▶ [DATASET CONTENT]:
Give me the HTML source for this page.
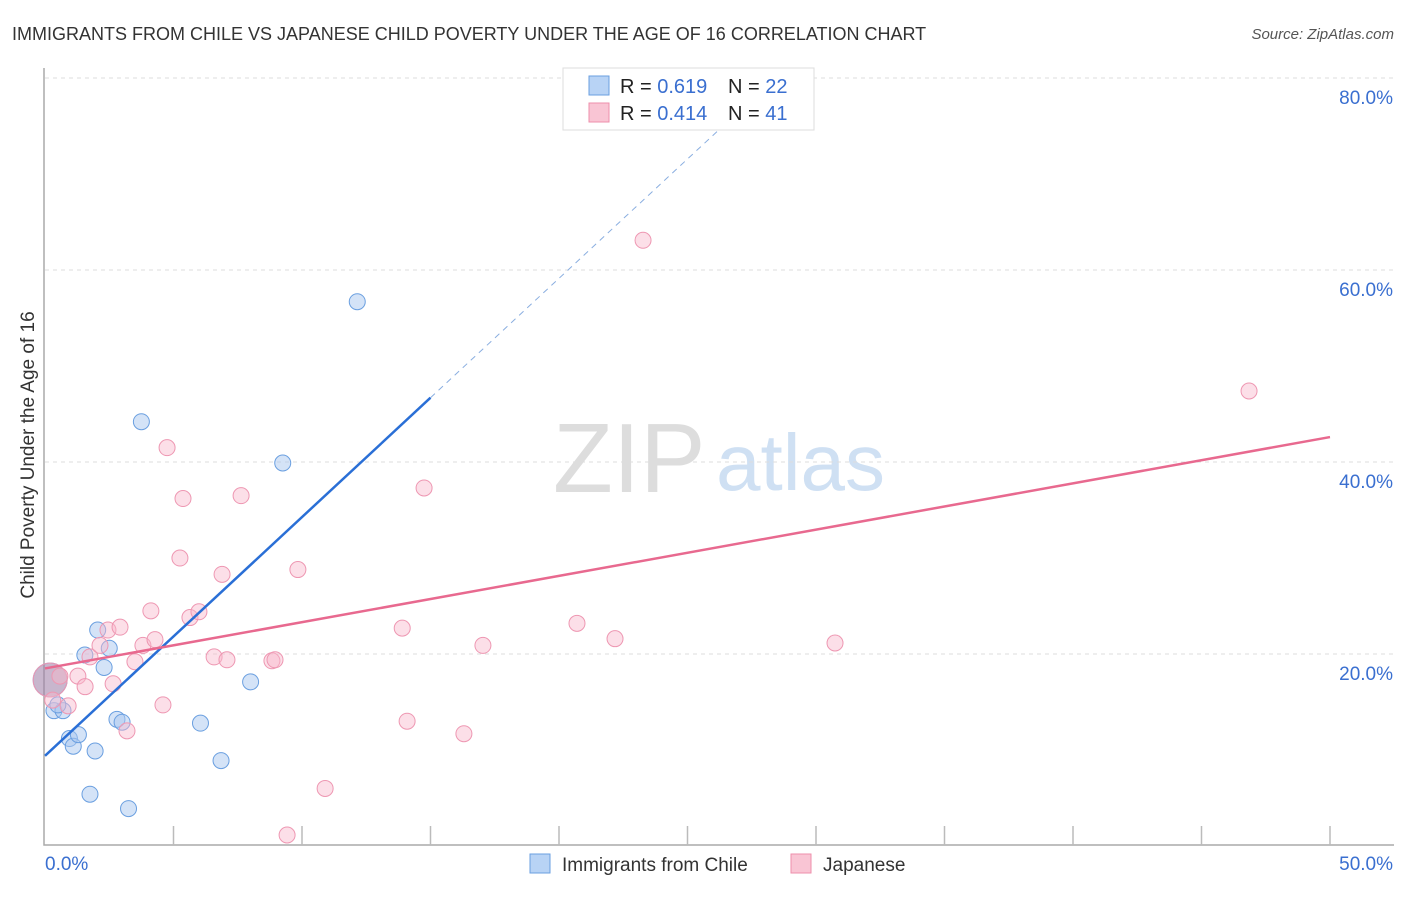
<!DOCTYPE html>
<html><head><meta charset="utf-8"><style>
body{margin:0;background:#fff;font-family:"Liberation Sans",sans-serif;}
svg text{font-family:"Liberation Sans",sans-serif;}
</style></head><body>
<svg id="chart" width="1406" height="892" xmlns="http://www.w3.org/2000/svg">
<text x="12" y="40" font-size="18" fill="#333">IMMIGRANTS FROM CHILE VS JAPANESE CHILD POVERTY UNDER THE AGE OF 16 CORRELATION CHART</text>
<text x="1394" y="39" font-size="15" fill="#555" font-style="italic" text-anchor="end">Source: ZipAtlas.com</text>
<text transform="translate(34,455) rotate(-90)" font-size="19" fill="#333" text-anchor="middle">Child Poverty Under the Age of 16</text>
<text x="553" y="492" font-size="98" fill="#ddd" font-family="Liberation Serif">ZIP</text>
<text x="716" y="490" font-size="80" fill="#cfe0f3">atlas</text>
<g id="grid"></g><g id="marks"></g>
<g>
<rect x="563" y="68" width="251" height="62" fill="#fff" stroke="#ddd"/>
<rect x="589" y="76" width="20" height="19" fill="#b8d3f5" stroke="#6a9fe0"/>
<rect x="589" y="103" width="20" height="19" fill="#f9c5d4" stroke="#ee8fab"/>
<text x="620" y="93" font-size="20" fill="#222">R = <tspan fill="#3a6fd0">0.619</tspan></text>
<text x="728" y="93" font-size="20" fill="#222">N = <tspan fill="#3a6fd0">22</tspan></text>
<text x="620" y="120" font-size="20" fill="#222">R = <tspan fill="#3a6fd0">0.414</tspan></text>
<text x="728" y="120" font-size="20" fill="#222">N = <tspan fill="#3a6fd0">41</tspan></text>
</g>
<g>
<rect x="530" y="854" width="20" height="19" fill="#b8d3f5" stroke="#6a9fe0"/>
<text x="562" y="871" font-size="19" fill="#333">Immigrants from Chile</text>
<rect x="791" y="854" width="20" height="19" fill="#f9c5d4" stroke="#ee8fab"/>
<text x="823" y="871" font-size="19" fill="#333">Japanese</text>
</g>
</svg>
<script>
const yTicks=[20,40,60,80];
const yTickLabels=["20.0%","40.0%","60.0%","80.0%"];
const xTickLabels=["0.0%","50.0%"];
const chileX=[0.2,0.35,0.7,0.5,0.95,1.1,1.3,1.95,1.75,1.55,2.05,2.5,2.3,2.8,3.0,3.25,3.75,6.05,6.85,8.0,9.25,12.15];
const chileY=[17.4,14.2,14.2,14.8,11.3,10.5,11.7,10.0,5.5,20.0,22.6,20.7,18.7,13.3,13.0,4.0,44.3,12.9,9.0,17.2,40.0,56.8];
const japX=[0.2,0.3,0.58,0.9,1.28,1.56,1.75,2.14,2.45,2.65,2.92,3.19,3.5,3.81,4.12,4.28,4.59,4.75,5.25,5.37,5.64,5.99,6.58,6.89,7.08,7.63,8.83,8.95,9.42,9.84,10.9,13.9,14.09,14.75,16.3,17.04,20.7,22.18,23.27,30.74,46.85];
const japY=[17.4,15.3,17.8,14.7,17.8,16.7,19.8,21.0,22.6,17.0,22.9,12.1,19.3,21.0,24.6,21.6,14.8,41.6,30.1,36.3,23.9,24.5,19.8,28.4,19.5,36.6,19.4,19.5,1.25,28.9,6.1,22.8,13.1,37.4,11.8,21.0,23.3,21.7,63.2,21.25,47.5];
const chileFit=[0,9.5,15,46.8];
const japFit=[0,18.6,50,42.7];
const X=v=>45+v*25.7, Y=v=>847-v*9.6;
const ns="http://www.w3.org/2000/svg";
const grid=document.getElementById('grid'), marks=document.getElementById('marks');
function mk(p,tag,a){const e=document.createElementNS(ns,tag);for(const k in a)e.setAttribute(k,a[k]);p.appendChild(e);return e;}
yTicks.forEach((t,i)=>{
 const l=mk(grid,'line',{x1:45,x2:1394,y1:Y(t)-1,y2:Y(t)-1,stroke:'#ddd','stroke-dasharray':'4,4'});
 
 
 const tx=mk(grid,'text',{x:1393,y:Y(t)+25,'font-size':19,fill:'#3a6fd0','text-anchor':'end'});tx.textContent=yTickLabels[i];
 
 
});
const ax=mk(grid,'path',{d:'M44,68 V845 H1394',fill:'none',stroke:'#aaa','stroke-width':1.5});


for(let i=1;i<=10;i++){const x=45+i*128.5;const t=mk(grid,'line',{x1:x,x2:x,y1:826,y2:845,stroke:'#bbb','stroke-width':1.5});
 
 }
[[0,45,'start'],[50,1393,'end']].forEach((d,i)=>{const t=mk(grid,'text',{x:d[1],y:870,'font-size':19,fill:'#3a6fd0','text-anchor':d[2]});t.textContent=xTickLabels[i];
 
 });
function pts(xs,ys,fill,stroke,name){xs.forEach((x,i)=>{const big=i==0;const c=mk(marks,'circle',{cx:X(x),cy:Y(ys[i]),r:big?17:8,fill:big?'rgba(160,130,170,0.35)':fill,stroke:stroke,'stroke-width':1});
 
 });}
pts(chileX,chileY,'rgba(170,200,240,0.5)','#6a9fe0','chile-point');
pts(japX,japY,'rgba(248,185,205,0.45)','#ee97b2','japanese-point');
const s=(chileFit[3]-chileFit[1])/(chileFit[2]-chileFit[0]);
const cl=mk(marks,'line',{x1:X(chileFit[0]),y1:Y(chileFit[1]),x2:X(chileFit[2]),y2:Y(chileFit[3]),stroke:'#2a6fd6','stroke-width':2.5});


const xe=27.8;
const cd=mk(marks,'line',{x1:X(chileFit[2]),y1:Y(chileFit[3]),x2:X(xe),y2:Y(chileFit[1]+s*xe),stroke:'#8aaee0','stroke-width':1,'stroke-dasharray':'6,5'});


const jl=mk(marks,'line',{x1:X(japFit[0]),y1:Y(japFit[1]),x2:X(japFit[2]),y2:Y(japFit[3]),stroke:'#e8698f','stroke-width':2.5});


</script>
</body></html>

▶ [TASK PROMPT]: Quote the preceding listing precisely and completely, omitting its images.

▶ [EXERCISE OUTPUT]:
Give me the HTML source for this page.
<!DOCTYPE html>
<html><head><meta charset="utf-8"><style>
body{margin:0;background:#fff;font-family:"Liberation Sans",sans-serif;}
svg text{font-family:"Liberation Sans",sans-serif;}
</style></head><body>
<svg id="chart" width="1406" height="892" xmlns="http://www.w3.org/2000/svg">
<text x="12" y="40" font-size="18" fill="#333">IMMIGRANTS FROM CHILE VS JAPANESE CHILD POVERTY UNDER THE AGE OF 16 CORRELATION CHART</text>
<text x="1394" y="39" font-size="15" fill="#555" font-style="italic" text-anchor="end">Source: ZipAtlas.com</text>
<text transform="translate(34,455) rotate(-90)" font-size="19" fill="#333" text-anchor="middle">Child Poverty Under the Age of 16</text>
<text x="553" y="492" font-size="98" fill="#ddd" font-family="Liberation Serif">ZIP</text>
<text x="716" y="490" font-size="80" fill="#cfe0f3">atlas</text>
<g id="grid"></g><g id="marks"></g>
<g>
<rect x="563" y="68" width="251" height="62" fill="#fff" stroke="#ddd"/>
<rect x="589" y="76" width="20" height="19" fill="#b8d3f5" stroke="#6a9fe0"/>
<rect x="589" y="103" width="20" height="19" fill="#f9c5d4" stroke="#ee8fab"/>
<text x="620" y="93" font-size="20" fill="#222">R = <tspan fill="#3a6fd0">0.619</tspan></text>
<text x="728" y="93" font-size="20" fill="#222">N = <tspan fill="#3a6fd0">22</tspan></text>
<text x="620" y="120" font-size="20" fill="#222">R = <tspan fill="#3a6fd0">0.414</tspan></text>
<text x="728" y="120" font-size="20" fill="#222">N = <tspan fill="#3a6fd0">41</tspan></text>
</g>
<g>
<rect x="530" y="854" width="20" height="19" fill="#b8d3f5" stroke="#6a9fe0"/>
<text x="562" y="871" font-size="19" fill="#333">Immigrants from Chile</text>
<rect x="791" y="854" width="20" height="19" fill="#f9c5d4" stroke="#ee8fab"/>
<text x="823" y="871" font-size="19" fill="#333">Japanese</text>
</g>
</svg>
<script>
const yTicks=[20,40,60,80];
const yTickLabels=["20.0%","40.0%","60.0%","80.0%"];
const xTickLabels=["0.0%","50.0%"];
const chileX=[0.2,0.35,0.7,0.5,0.95,1.1,1.3,1.95,1.75,1.55,2.05,2.5,2.3,2.8,3.0,3.25,3.75,6.05,6.85,8.0,9.25,12.15];
const chileY=[17.4,14.2,14.2,14.8,11.3,10.5,11.7,10.0,5.5,20.0,22.6,20.7,18.7,13.3,13.0,4.0,44.3,12.9,9.0,17.2,40.0,56.8];
const japX=[0.2,0.3,0.58,0.9,1.28,1.56,1.75,2.14,2.45,2.65,2.92,3.19,3.5,3.81,4.12,4.28,4.59,4.75,5.25,5.37,5.64,5.99,6.58,6.89,7.08,7.63,8.83,8.95,9.42,9.84,10.9,13.9,14.09,14.75,16.3,17.04,20.7,22.18,23.27,30.74,46.85];
const japY=[17.4,15.3,17.8,14.7,17.8,16.7,19.8,21.0,22.6,17.0,22.9,12.1,19.3,21.0,24.6,21.6,14.8,41.6,30.1,36.3,23.9,24.5,19.8,28.4,19.5,36.6,19.4,19.5,1.25,28.9,6.1,22.8,13.1,37.4,11.8,21.0,23.3,21.7,63.2,21.25,47.5];
const chileFit=[0,9.5,15,46.8];
const japFit=[0,18.6,50,42.7];
const X=v=>45+v*25.7, Y=v=>847-v*9.6;
const ns="http://www.w3.org/2000/svg";
const grid=document.getElementById('grid'), marks=document.getElementById('marks');
function mk(p,tag,a){const e=document.createElementNS(ns,tag);for(const k in a)e.setAttribute(k,a[k]);p.appendChild(e);return e;}
yTicks.forEach((t,i)=>{
 const l=mk(grid,'line',{x1:45,x2:1394,y1:Y(t)-1,y2:Y(t)-1,stroke:'#ddd','stroke-dasharray':'4,4'});
 
 
 const tx=mk(grid,'text',{x:1393,y:Y(t)+25,'font-size':19,fill:'#3a6fd0','text-anchor':'end'});tx.textContent=yTickLabels[i];
 
 
});
const ax=mk(grid,'path',{d:'M44,68 V845 H1394',fill:'none',stroke:'#aaa','stroke-width':1.5});


for(let i=1;i<=10;i++){const x=45+i*128.5;const t=mk(grid,'line',{x1:x,x2:x,y1:826,y2:845,stroke:'#bbb','stroke-width':1.5});
 
 }
[[0,45,'start'],[50,1393,'end']].forEach((d,i)=>{const t=mk(grid,'text',{x:d[1],y:870,'font-size':19,fill:'#3a6fd0','text-anchor':d[2]});t.textContent=xTickLabels[i];
 
 });
function pts(xs,ys,fill,stroke,name){xs.forEach((x,i)=>{const big=i==0;const c=mk(marks,'circle',{cx:X(x),cy:Y(ys[i]),r:big?17:8,fill:big?'rgba(160,130,170,0.35)':fill,stroke:stroke,'stroke-width':1});
 
 });}
pts(chileX,chileY,'rgba(170,200,240,0.5)','#6a9fe0','chile-point');
pts(japX,japY,'rgba(248,185,205,0.45)','#ee97b2','japanese-point');
const s=(chileFit[3]-chileFit[1])/(chileFit[2]-chileFit[0]);
const cl=mk(marks,'line',{x1:X(chileFit[0]),y1:Y(chileFit[1]),x2:X(chileFit[2]),y2:Y(chileFit[3]),stroke:'#2a6fd6','stroke-width':2.5});


const xe=27.8;
const cd=mk(marks,'line',{x1:X(chileFit[2]),y1:Y(chileFit[3]),x2:X(xe),y2:Y(chileFit[1]+s*xe),stroke:'#8aaee0','stroke-width':1,'stroke-dasharray':'6,5'});


const jl=mk(marks,'line',{x1:X(japFit[0]),y1:Y(japFit[1]),x2:X(japFit[2]),y2:Y(japFit[3]),stroke:'#e8698f','stroke-width':2.5});


</script>
</body></html>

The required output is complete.